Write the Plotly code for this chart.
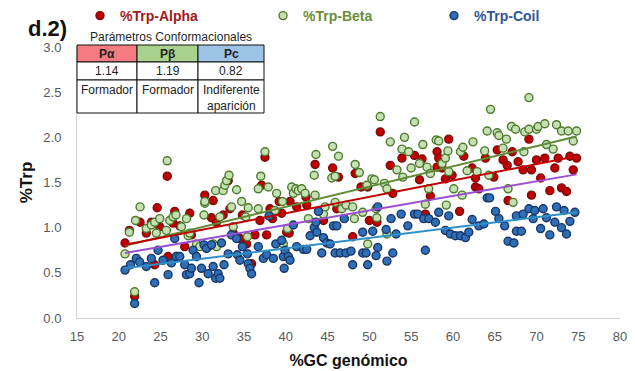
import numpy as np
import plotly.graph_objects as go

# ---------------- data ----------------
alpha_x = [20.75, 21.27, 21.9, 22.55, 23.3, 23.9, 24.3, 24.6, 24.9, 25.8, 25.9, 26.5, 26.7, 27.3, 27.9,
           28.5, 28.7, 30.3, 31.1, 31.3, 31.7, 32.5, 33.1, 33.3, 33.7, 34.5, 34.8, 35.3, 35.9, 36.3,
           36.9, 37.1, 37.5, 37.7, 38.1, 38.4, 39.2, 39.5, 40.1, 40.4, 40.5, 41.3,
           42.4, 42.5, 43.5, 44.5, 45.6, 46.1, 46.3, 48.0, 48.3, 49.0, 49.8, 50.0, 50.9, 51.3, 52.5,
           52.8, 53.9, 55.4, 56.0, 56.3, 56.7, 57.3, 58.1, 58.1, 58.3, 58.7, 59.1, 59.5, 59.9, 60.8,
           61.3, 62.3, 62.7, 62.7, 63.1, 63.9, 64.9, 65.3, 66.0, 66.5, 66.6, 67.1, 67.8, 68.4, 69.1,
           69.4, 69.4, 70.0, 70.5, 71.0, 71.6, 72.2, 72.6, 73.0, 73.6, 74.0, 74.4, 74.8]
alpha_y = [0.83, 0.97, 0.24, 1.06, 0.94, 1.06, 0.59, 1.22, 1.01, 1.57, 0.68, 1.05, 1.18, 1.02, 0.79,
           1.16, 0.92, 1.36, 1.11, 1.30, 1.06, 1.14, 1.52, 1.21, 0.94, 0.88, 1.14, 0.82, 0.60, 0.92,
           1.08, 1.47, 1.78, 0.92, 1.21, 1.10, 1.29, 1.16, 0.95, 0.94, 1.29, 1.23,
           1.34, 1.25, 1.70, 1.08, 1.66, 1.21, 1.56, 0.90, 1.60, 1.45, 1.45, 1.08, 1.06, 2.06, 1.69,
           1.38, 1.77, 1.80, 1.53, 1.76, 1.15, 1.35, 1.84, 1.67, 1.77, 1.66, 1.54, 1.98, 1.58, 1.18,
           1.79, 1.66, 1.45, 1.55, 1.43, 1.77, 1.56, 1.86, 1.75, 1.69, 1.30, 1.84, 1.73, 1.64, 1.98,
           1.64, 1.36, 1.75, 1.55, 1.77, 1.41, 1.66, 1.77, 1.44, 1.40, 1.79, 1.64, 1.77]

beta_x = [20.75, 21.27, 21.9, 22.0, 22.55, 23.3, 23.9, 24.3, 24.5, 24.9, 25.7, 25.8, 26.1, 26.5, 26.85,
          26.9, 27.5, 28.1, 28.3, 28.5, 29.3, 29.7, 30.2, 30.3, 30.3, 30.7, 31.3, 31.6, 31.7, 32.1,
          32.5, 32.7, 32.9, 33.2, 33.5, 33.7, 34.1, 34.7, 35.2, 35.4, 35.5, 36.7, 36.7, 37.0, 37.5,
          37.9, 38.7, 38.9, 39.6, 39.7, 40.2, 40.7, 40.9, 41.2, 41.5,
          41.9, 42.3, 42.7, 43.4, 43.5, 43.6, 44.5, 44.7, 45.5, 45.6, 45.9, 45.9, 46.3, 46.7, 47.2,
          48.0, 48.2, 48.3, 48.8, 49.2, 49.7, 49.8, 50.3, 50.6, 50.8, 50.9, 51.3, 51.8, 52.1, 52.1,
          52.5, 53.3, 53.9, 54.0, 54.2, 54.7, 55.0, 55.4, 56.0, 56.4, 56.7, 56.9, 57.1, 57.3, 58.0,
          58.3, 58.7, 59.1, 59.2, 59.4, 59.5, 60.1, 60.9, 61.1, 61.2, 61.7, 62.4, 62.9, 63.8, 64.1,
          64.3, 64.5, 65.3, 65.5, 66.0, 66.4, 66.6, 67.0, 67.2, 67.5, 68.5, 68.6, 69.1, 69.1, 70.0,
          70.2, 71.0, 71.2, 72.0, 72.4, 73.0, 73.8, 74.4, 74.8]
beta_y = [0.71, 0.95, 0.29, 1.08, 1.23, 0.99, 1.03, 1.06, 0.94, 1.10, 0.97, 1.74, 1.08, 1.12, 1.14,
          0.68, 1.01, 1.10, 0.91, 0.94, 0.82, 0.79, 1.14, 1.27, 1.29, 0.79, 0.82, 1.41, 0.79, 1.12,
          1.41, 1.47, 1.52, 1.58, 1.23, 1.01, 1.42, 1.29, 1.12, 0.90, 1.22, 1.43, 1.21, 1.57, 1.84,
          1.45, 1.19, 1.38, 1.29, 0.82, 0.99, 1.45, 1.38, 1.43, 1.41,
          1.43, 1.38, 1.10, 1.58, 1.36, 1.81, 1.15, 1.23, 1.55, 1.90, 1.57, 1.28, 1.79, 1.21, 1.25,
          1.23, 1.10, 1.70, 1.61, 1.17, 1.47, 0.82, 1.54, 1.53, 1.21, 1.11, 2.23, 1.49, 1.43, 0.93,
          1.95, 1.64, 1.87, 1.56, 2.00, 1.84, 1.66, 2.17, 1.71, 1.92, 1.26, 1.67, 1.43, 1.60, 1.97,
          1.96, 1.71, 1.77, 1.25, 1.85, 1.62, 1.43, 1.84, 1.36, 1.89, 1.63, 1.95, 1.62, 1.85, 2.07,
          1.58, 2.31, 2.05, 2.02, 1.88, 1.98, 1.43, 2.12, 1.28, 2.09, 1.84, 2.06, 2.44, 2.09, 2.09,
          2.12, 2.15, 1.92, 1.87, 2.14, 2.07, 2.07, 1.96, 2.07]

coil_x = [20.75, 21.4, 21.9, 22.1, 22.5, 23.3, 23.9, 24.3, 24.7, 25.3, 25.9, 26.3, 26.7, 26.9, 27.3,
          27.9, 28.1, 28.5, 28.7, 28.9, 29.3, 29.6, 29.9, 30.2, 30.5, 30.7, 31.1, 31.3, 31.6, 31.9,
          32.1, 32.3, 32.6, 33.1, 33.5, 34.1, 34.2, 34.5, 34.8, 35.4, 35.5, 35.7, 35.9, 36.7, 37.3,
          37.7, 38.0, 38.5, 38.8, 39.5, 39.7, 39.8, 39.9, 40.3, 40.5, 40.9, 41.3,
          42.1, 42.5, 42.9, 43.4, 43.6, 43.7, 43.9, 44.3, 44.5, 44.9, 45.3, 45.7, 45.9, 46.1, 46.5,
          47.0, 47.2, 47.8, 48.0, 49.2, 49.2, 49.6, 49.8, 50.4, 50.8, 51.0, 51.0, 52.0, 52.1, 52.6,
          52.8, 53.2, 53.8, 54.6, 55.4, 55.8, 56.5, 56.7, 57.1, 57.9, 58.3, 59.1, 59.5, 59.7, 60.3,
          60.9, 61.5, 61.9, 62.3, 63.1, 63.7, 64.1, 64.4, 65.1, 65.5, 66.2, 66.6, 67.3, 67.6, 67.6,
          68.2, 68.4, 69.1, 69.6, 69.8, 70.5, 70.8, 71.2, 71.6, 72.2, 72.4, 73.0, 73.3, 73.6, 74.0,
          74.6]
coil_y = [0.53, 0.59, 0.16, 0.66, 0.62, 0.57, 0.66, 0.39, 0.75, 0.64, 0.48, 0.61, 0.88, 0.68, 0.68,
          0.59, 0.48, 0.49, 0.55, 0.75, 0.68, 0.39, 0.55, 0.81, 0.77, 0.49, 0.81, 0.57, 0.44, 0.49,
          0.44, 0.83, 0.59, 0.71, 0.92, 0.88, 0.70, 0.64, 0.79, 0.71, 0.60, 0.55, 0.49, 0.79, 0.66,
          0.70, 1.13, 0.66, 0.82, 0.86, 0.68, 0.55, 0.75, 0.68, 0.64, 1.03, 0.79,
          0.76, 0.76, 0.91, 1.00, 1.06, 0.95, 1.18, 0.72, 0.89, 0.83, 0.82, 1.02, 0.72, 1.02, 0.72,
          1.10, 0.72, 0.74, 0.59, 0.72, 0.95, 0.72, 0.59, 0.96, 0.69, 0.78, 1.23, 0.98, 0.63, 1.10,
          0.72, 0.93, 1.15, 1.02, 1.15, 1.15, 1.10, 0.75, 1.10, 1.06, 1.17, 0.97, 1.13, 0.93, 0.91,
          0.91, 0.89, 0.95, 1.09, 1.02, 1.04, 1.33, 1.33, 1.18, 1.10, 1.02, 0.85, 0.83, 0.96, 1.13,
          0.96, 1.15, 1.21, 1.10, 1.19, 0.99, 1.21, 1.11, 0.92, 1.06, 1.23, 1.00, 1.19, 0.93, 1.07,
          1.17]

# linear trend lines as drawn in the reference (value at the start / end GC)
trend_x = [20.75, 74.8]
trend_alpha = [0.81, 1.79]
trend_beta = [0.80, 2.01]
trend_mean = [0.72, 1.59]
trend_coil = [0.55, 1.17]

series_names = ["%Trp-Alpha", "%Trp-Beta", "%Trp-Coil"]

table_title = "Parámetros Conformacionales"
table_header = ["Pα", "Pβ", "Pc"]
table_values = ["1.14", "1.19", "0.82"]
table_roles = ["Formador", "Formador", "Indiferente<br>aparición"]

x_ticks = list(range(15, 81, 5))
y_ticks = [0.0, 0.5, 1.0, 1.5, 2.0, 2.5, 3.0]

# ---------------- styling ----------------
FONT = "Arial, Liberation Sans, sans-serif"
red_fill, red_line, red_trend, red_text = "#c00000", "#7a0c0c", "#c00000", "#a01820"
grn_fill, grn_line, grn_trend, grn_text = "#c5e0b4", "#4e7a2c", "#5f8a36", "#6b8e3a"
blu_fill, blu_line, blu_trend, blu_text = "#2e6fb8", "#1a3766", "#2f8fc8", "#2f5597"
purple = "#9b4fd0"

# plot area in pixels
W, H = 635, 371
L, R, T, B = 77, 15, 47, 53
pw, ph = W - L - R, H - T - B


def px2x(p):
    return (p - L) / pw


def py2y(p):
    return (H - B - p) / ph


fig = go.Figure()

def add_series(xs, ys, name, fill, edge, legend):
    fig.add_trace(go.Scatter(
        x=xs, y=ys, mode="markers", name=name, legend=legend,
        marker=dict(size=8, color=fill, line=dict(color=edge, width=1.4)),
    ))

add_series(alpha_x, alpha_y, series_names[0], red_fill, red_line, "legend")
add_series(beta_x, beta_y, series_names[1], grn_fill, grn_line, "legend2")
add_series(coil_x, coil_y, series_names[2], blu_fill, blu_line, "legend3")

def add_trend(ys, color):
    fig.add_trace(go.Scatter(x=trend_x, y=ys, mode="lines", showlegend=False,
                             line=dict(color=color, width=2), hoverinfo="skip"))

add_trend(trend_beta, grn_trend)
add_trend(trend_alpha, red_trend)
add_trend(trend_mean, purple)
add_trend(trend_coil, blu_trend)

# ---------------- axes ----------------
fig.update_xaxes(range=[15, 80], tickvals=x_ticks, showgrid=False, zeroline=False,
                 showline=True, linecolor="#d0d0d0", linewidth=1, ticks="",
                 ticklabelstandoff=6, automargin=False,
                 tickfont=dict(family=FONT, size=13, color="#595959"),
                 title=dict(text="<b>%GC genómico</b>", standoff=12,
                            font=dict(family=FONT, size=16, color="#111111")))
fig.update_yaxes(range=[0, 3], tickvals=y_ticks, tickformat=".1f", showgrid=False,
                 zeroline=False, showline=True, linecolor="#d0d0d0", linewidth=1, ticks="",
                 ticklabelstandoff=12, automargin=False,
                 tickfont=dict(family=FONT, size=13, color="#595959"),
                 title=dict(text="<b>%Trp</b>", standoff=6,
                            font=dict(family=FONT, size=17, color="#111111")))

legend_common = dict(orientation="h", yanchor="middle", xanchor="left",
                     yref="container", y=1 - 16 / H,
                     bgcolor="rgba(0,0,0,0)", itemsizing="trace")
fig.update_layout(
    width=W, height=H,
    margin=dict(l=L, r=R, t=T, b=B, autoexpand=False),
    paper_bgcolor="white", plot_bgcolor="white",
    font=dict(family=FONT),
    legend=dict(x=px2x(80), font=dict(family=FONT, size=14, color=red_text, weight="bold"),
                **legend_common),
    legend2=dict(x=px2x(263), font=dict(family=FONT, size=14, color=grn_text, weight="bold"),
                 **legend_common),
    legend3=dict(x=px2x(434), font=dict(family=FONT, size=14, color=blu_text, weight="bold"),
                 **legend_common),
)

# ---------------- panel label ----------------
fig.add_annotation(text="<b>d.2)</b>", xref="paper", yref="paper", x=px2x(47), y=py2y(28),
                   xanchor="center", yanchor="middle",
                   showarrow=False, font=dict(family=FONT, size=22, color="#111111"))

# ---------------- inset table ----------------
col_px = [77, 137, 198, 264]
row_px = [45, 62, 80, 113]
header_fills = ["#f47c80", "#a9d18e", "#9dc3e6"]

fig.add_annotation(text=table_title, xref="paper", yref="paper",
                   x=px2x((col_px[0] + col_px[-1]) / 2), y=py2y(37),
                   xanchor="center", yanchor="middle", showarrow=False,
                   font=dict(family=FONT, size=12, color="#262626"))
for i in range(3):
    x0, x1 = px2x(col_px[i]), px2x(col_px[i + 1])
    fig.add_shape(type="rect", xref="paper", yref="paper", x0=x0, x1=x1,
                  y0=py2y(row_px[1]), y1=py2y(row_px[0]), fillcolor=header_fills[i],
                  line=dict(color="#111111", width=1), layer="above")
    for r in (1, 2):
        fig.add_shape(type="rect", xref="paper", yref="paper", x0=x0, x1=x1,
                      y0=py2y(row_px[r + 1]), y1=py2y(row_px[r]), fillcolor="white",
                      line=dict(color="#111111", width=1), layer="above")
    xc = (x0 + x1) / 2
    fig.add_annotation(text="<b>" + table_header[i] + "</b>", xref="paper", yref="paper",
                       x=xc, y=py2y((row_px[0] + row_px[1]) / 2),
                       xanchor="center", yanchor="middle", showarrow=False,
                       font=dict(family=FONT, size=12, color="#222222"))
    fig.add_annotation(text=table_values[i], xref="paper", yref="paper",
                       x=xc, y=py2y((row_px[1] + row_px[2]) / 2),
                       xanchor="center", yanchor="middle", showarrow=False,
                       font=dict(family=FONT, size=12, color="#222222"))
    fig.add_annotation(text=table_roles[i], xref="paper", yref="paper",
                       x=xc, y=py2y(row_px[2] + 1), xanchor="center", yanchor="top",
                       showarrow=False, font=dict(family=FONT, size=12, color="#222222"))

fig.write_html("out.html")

┄┄┄┄┄┄

**STATED GOAL:**
Starting at the top of the listing above, please restate word for word each line up to and including the one that holds "import plotly.graph_objects as go", omitting every image.

**EXPECTED ANSWER:**
Write the Plotly code for this chart.
import numpy as np
import plotly.graph_objects as go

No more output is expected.